When you’re hiring, look past the experience candidates come with, to the potential for them to grow into the perfect fit for your company.
An electronics retailer hires a CEO who seems to possess the ideal credentials and skills, only to find him ill-prepared to handle changing market dynamics.
A small brewery, in contrast, picks a project manager lacking in relevant industry experience, based on a hiring consultant’s feeling that the man will succeed. The new hire quickly ascends to a key role in a strong management team that turns the company into a conglomerate.
What’s the difference in the two hires?
Potential–specifically, “the ability to adapt to and grow into increasingly complex roles and environments”–says executive search adviser Claudio Fernández-Aráoz, who was involved with both scenarios. This type of potential is the hallmark of likely success, he says in a recent Harvard Business Review article based on his book, It’s Not the How or the What but the Who.
“Having spent 30 years evaluating and tracking executives and studying the factors in their performance, I now consider potential to be the most important predictor of success at all levels, from junior management to the C-suite and the board,” Fernández-Aráoz writes.
“As business becomes more volatile and complex, and the global market for top professionals gets tighter, I am convinced that organizations and their leaders must transition to what I think of as a new era of talent spotting–one in which our evaluations of one another are based not on brawn, brains, experience, or competencies, but on potential,” he says.
For the past few decades, employers have focused on competence, breaking down jobs into “competencies” and seeking candidates with the right blend of them, according to Fernández-Aráoz, senior adviser at executive search firm Egon Zehnder.
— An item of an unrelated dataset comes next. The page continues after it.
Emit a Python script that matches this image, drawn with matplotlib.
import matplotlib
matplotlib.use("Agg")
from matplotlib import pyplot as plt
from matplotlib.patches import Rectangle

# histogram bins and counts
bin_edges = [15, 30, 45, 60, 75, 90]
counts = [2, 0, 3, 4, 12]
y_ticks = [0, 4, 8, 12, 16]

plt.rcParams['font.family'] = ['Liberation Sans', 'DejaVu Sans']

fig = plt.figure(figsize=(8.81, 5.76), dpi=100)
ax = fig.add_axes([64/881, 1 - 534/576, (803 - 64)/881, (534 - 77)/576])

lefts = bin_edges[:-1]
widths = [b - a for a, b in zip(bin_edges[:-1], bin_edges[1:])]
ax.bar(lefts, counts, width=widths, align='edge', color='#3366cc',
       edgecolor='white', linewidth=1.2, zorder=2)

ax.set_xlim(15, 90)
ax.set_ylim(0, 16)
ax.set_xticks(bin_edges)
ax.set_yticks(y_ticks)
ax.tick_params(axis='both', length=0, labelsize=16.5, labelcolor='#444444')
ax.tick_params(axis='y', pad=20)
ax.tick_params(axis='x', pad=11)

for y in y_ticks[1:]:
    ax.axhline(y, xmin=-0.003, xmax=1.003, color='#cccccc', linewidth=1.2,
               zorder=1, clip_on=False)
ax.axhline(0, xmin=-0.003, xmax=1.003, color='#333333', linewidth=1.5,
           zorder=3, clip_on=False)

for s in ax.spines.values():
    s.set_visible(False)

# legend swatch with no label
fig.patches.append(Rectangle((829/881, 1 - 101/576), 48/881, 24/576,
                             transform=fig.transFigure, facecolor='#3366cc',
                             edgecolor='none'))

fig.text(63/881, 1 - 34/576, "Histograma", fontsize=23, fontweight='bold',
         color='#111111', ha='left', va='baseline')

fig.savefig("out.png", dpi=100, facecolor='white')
Competency-based hiring, however, is becoming insufficient in “a volatile, uncertain, complex, and ambiguous environment,” he says.
“The question is not whether your company’s employees and leaders have the right skills; it’s whether they have the potential to learn new ones.”
HOW TO HIRE FOR POTENTIAL
While it’s easier to measure past performance, it’s also possible to evaluate potential, he says. Zehnder looks for indicators such as the right kind of motivation: great ambition to leave a mark in the pursuit of greater, unselfish goals. “High potentials … show deep personal humility and invest in getting better at everything they do,” he says.
Four other hallmarks of potential, he adds, are curiosity, insight, engagement, and determination.